I welcome all the new members who are taking their seats for the first time today. I can tell them that the sense of profound awe they might be feeling will not wear off any time soon. I still feel it every time I walk into this place, whether it is the beginning of a session or right in the middle of one.
I would also like to congratulate all members. It is a great honour and privilege to be elected. Welcome to the 40th Parliament.
I would like to discuss the role of the Speaker as I see it. I would also like to talk about the Speaker's historic role and my qualifications. I will begin by thanking the hon. member for Kingston and the Islands for giving me the opportunity to be one of the presiding officers during the last Parliament.
It was a great honour and a true privilege to work with him in the last Parliament. I can think of no better teacher when it comes to learning about the history, the sense of importance of the institution and the many Standing Orders and precedents. Although I never subscribed to Hansard when I was in high school, I certainly share some of the same affinities for the history of this place that he does.
Tomorrow, whichever candidate you select to become the Speaker of the House will claim on our behalf all the rights and privileges that members of the House of Commons have enjoyed for centuries. In so doing, he will be reaffirming the tradition of independence that the Commons has enjoyed.
Speaker Lenthall of the House of Commons in Westminster put it best in 1642. When King Charles marched into the Commons and demanded that the Speaker tell him the whereabouts of five members he wished to have arrested, the Speaker replied, “May it please Your Majesty, I have neither eyes to see nor tongue to speak in this place but as the House is pleased to direct me, whose servant I am here”.
In my view, that is the primary role of the Speaker. The Speaker must serve the House first. It is the Speaker's responsibility to ensure that all members can exercise their rights and privileges in the House. The Speaker's authority comes from all the members, and that allows the House to function properly.
That brings me to the central role played by the Speaker in the day to day management of the House.
First and foremost, the Speaker must be impartial, fair and non-partisan.

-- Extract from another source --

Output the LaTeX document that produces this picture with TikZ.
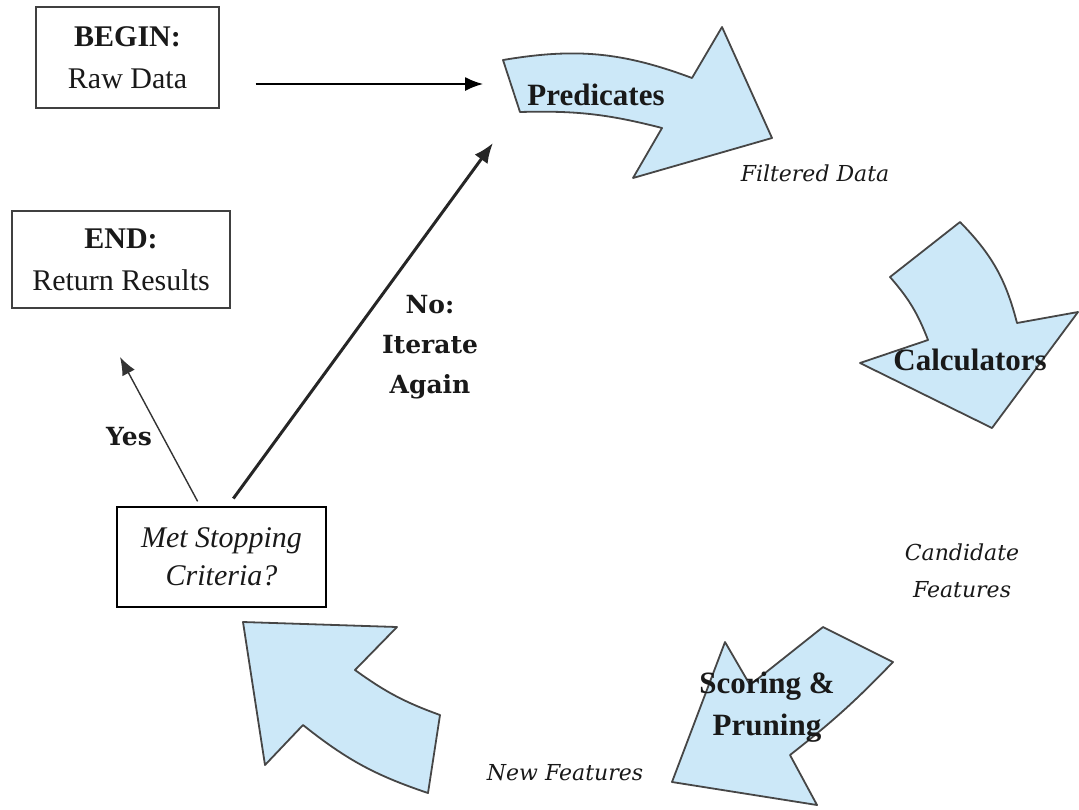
\documentclass[tikz,border=0pt]{standalone}
\usepackage{fontspec}
\setmainfont{Liberation Serif}
\newfontfamily\answerfont{DejaVu Serif}
\usetikzlibrary{arrows.meta,positioning,calc}

\definecolor{arrowBlue}{RGB}{204,232,248}
\definecolor{arrowEdge}{RGB}{70,70,70}

\begin{document}
\begin{tikzpicture}[x=0.5pt, y=-0.5pt,
		every node/.style={align=center, inner sep=0pt, text=black!90},
		termBox/.style={
				draw=black!75, line width=0.6pt,
				font=\fontsize{15}{21}\selectfont
			},
		stopBox/.style={
				draw=black, line width=1.2pt,
				minimum width=104.5pt, minimum height=50pt,
				font=\fontsize{15}{19}\selectfont\itshape
			},
		cycleArrow/.style={fill=arrowBlue, draw=arrowEdge, line width=0.9pt, line join=round},
		stepName/.style={font=\fontsize{15.5}{21}\selectfont\bfseries},
		dataLabel/.style={font=\answerfont\fontsize{11}{18.5}\selectfont\itshape},
		answerLabel/.style={font=\answerfont\fontsize{12.5}{20}\selectfont\bfseries},
		flowArrow/.style={-{Latex[length=9pt,width=7pt]}, line width=0.8pt},
		yesArrow/.style={-{Latex[length=9pt,width=7pt]}, line width=0.7pt, draw=black!80},
		noArrow/.style={-{Latex[length=10pt,width=8pt]}, line width=1.5pt, draw=black!85}
	]

	\useasboundingbox (0,0) rectangle (1079,809);

	% Cycle arrows
	\draw[cycleArrow] (503,60) to[bend left=15] (692,78) -- (722,27) -- (772,138)
		-- (633,178) -- (662,128) to[bend right=8] (520,112) -- cycle;
	\draw[cycleArrow] (890,277) -- (960,222) to[bend left=15] (1017,323) -- (1078,312)
		-- (992,428) -- (860,363) -- (928,340) to[bend right=10] (890,277) -- cycle;
	\draw[cycleArrow] (823,627) -- (893,662) to[bend left=4] (790,755) -- (817,805)
		-- (672,782) -- (725,642) -- (750,685) -- cycle;
	\draw[cycleArrow] (243,622) -- (397,627) -- (355,670) to[bend right=8] (440,715)
		-- (428,793) to[bend left=10] (303,725) -- (265,765) -- cycle;

	% Step names
	\node[stepName] (pred) at (596,95) {Predicates};
	\node[stepName] (calc) at (970,360) {Calculators};
	\node[stepName] (score) at (767,707) {Scoring \&\\Pruning};

	% Data between steps
	\node[dataLabel] (filtered) at (815,173) {Filtered Data};
	\node[dataLabel] (candidate) at (962,571) {Candidate\\Features};
	\node[dataLabel] (newfeat) at (565,773) {New Features};

	% Boxes
	\node[termBox, minimum width=91.5pt, minimum height=50.5pt] (begin) at (127.5,57.5) {\textbf{BEGIN:}\\Raw Data};
	\node[termBox, minimum width=109pt, minimum height=48.5pt] (end) at (121,259.5) {\textbf{END:}\\Return Results};
	\node[stopBox] (stop) at (221.5,557) {Met Stopping\\Criteria?};

	% Connectors
	\coordinate (predIn) at (483,84);
	\coordinate (predBack) at (493,143);
	\coordinate (endIn) at (120,357);

	\draw[flowArrow, shorten <=18pt] (begin.east |- predIn) -- (predIn);
	\draw[yesArrow, shorten <=2.5pt] ([xshift=-10.75pt]stop.north) -- (endIn);
	\draw[noArrow, shorten <=4.5pt] ([xshift=3.25pt]stop.north) -- (predBack);

	\node[answerLabel] (yes) at (129,437) {Yes};
	\node[answerLabel] (again) at (430,347) {No:\\Iterate\\Again};
\end{tikzpicture}
\end{document}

As I mentioned, in the last Parliament, I was fortunate enough to serve in the Speaker's chair as one of the Assistant Deputy Speakers. In that capacity I gained a profound respect not only for the House itself and the rules and precedents that ensured its orderly operation, but for the members themselves. This ties in with the issue of decorum that many you have raised with me on the phone. In campaigning, I wrote some letters and emails and I telephoned you. I was going to go door knocking at the Marriott last night, but I thought that might be going over the top.
You have all mentioned that decorum is important to you, that we need to have a new sense of civility in the House. Serving in the Speaker's chair really helped me appreciate that. I came to understand a bit more that we all come from different political parties and have much different ideological beliefs. However, what I truly came to appreciate was the fact that we all had the same goal. We all want Canada to be a better place. We disagree on how to do that, but we all genuinely want the quality of life for all Canadians to be the best it can possibly be. If we remember that throughout the debates and throughout committee work, it will make it easier to respect the rules of civility and decorum.
In that capacity I believe there may be the need for a different approach to some of those issues. Question period is the window of Parliament for most Canadians. That is where most Canadians watch the work we do, as it certainly gets the most visibility, and that is where the biggest problem arises with decorum.
In the last Parliament I was fortunate enough to also serve with Mr. Bill Blaikie, the dean of the House at the time and the member for Elmwood—Transcona. He had a much larger presence in the chair. He certainly had a more booming voice and a more assertive tone at times when needed.
I think the Speaker could work with the House leaders and the whips to establish that kind of tone early on in Parliament so members of Parliament could not only police themselves, but also have a role in the chair that would help them do that when they perhaps lose sight of the goals of civility, and I intend to do that. I would try to establish early on some indications of zero tolerance, if you will, when people crossed the line to help them in the future.
For my francophone colleagues, I would add that I know that the Speaker must be able to communicate in both official languages. I can say that, as soon as I was first elected, I began taking courses to work on my French. I was in an immersion program in high school and since then, I have learned the subjunctive, despite the imperfect nature of my discourse.
I thank you for your attention and would be honoured to have your support.